Only the lines from the line that has "The picture is" through the line that has "import * as d3 from 'd3';" should be reproduced, exactly and with both ends kept.
___
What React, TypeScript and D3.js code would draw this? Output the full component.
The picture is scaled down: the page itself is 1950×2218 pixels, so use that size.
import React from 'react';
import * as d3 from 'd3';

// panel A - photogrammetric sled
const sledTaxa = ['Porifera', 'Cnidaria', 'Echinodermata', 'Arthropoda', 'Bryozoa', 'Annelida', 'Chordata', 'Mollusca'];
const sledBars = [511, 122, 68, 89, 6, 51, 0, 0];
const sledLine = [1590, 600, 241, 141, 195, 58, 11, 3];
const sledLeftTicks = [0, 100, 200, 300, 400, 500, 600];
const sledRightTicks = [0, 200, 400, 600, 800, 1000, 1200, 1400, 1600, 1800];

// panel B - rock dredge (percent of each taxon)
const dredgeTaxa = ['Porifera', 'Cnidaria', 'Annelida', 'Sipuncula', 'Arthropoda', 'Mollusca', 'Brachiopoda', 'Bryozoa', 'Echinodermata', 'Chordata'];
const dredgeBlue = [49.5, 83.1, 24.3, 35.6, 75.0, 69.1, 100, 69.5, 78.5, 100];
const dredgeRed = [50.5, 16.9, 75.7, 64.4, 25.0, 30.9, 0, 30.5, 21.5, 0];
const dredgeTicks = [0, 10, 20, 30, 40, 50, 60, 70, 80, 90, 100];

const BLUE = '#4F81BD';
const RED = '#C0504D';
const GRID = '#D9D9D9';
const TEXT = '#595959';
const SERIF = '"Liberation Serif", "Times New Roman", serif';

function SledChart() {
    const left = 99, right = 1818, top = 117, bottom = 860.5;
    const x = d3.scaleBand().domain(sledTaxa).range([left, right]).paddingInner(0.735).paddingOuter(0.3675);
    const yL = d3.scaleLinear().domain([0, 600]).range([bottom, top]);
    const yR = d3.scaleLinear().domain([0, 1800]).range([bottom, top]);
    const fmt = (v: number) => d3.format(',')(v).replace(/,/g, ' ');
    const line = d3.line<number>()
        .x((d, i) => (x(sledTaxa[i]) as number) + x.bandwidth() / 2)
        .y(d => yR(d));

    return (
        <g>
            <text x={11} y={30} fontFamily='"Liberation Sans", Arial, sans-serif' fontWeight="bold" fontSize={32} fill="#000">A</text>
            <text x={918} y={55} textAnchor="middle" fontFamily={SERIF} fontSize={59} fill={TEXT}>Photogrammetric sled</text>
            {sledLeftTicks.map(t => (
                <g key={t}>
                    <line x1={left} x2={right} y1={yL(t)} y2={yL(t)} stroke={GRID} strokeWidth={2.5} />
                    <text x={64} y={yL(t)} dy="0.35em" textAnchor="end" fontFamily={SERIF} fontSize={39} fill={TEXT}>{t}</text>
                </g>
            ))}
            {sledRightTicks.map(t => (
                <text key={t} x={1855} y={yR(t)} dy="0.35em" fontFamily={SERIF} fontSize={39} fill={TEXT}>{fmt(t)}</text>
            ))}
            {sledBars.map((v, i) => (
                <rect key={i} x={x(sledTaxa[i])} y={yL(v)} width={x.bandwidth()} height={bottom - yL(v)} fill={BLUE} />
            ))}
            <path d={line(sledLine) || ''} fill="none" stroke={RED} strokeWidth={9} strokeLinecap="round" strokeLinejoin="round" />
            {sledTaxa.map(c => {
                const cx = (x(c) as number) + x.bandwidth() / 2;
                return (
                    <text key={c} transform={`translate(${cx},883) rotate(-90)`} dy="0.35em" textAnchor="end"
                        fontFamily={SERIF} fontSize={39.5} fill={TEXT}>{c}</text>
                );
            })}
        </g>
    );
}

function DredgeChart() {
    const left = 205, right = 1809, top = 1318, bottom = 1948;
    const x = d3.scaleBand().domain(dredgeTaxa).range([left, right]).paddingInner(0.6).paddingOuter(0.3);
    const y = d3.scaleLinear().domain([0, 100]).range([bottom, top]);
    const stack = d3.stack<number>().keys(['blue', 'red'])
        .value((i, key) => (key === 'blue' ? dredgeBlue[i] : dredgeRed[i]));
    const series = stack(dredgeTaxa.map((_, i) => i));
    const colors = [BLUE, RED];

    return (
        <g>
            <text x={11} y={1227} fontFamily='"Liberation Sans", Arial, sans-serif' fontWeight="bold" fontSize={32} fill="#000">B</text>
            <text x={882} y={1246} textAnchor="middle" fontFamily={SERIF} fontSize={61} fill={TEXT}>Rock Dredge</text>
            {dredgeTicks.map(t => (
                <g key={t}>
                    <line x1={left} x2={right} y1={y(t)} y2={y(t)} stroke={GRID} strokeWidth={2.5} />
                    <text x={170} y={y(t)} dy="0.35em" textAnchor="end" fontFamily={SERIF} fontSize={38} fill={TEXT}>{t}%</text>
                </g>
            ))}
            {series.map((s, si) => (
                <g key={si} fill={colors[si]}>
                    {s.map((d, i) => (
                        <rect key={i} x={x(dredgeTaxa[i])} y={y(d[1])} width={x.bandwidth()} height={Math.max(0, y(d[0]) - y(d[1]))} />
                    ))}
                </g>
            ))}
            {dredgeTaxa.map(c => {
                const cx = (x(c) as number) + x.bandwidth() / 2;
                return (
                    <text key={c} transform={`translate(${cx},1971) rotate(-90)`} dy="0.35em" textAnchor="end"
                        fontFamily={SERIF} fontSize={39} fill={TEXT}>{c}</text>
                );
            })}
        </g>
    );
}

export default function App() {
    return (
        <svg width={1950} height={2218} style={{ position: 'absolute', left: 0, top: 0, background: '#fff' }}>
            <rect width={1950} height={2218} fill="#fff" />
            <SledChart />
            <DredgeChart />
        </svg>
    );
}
___
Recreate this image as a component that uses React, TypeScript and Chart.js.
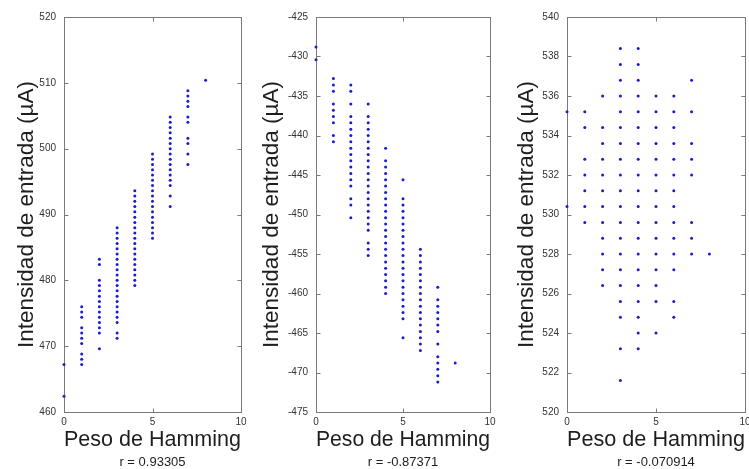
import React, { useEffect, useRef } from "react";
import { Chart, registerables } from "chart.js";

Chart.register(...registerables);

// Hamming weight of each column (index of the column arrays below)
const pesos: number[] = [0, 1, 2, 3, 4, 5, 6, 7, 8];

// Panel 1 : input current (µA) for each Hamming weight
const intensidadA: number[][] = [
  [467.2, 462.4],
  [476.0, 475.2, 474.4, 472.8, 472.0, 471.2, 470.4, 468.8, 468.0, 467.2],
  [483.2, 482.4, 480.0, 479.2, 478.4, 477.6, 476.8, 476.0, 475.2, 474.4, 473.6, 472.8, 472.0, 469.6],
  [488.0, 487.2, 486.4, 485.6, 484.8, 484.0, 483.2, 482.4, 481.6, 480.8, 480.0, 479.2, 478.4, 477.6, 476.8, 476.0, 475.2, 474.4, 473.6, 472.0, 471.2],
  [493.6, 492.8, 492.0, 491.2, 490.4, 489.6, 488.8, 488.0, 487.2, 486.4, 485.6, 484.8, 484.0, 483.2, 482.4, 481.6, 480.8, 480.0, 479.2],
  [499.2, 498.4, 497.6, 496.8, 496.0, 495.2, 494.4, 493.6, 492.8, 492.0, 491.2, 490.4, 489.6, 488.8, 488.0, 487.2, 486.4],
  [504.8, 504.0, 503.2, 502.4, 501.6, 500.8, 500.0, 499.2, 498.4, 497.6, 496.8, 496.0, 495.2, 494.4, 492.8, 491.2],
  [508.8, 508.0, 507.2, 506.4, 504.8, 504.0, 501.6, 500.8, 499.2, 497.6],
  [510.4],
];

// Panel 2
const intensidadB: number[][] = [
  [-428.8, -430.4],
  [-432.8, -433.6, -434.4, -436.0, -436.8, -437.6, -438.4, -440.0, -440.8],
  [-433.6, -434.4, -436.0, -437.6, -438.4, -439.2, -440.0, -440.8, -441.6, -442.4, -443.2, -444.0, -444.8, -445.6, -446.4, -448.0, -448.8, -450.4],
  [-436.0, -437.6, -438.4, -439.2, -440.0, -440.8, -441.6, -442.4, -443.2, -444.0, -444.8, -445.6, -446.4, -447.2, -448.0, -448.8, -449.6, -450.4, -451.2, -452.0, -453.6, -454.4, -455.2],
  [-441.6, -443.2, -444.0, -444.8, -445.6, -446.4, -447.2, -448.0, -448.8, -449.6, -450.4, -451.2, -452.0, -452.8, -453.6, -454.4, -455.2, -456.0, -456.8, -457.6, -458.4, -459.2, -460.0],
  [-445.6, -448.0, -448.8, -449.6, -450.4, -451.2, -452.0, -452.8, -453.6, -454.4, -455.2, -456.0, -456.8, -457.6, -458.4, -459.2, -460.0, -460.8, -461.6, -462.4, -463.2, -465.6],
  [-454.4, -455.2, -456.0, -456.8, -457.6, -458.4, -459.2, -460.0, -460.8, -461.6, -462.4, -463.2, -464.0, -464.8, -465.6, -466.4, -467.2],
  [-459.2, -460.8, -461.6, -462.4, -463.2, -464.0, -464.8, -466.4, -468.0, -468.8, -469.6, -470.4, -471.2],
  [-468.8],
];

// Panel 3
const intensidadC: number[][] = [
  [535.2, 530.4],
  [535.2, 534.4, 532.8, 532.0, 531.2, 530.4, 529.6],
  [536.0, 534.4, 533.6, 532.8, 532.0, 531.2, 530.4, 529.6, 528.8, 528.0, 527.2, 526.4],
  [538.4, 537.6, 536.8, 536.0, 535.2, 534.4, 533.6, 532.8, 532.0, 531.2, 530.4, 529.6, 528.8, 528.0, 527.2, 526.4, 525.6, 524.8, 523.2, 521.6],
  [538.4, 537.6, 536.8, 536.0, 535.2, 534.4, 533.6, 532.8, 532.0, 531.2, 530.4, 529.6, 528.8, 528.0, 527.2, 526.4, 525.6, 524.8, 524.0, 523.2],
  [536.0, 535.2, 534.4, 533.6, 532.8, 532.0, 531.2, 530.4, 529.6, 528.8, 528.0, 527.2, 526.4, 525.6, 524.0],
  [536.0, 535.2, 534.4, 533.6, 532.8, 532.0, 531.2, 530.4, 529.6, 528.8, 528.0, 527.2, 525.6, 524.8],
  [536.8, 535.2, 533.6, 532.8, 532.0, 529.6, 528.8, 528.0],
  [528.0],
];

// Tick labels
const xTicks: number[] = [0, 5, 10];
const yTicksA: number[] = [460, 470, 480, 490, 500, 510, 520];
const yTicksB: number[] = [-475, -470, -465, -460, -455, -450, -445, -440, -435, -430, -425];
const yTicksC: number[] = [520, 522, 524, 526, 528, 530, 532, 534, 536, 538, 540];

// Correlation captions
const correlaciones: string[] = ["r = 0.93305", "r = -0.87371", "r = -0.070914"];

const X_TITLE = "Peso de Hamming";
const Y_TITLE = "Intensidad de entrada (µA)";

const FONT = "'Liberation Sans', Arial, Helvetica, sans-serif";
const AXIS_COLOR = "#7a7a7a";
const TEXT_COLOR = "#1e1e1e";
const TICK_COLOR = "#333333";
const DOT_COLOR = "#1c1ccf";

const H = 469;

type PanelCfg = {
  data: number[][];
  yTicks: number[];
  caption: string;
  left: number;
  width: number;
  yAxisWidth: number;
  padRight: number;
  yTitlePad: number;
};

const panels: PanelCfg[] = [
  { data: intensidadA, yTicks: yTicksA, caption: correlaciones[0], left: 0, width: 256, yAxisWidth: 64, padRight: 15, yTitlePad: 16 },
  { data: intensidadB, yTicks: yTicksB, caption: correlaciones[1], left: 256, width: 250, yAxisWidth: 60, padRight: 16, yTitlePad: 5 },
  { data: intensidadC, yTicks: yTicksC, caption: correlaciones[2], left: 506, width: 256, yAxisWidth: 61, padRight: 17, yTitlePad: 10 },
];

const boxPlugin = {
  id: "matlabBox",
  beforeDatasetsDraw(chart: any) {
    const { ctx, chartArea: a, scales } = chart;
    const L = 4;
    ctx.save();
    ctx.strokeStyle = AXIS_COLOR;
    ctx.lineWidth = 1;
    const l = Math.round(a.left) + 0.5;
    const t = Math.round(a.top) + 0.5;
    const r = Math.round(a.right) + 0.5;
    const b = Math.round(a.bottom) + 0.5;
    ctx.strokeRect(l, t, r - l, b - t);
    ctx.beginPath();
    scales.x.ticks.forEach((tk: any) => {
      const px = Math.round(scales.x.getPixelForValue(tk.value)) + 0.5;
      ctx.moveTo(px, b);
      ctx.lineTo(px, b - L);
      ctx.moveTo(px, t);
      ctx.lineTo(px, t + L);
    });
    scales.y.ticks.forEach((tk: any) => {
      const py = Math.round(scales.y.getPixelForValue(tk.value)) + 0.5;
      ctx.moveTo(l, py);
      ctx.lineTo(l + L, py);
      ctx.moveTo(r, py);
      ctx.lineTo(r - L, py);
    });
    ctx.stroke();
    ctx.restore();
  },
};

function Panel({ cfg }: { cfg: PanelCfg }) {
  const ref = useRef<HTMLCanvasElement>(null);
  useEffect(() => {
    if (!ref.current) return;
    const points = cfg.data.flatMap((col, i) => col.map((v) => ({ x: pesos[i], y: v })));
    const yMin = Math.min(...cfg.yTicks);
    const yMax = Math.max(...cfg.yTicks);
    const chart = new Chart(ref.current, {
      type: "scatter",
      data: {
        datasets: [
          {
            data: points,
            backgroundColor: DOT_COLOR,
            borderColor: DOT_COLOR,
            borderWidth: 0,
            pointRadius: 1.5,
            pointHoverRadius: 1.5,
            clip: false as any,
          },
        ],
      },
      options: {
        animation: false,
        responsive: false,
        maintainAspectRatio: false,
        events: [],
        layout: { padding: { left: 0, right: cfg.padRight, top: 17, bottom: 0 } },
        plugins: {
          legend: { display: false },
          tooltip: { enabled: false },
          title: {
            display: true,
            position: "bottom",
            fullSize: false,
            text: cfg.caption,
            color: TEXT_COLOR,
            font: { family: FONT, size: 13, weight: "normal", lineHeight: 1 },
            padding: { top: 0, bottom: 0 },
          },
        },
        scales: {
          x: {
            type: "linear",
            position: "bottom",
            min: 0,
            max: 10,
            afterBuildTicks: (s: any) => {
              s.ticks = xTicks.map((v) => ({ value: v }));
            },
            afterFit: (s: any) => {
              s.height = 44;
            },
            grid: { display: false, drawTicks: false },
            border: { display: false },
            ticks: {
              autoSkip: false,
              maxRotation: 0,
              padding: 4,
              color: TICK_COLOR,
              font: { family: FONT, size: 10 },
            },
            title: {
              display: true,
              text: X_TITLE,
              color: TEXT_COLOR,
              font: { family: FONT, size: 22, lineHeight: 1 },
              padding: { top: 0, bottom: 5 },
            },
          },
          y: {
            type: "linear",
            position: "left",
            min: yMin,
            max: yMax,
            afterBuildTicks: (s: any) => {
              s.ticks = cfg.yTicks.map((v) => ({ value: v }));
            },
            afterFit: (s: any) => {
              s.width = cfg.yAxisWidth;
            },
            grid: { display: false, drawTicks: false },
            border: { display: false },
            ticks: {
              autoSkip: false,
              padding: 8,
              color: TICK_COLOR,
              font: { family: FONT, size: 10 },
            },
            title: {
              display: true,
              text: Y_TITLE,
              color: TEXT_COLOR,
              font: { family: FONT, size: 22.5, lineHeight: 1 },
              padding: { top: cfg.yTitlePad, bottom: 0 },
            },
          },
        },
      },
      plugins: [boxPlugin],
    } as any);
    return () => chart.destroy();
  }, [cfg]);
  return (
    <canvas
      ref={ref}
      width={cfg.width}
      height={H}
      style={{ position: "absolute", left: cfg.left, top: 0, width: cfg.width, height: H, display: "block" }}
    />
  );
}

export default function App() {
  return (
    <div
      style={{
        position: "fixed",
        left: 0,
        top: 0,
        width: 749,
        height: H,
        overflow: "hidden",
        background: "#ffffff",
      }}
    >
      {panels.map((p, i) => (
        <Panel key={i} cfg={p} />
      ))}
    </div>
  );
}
___
→ **CORRECT RESULT**
The picture is scaled down: the page itself is 1950×2218 pixels, so use that size.
import React from 'react';
import * as d3 from 'd3';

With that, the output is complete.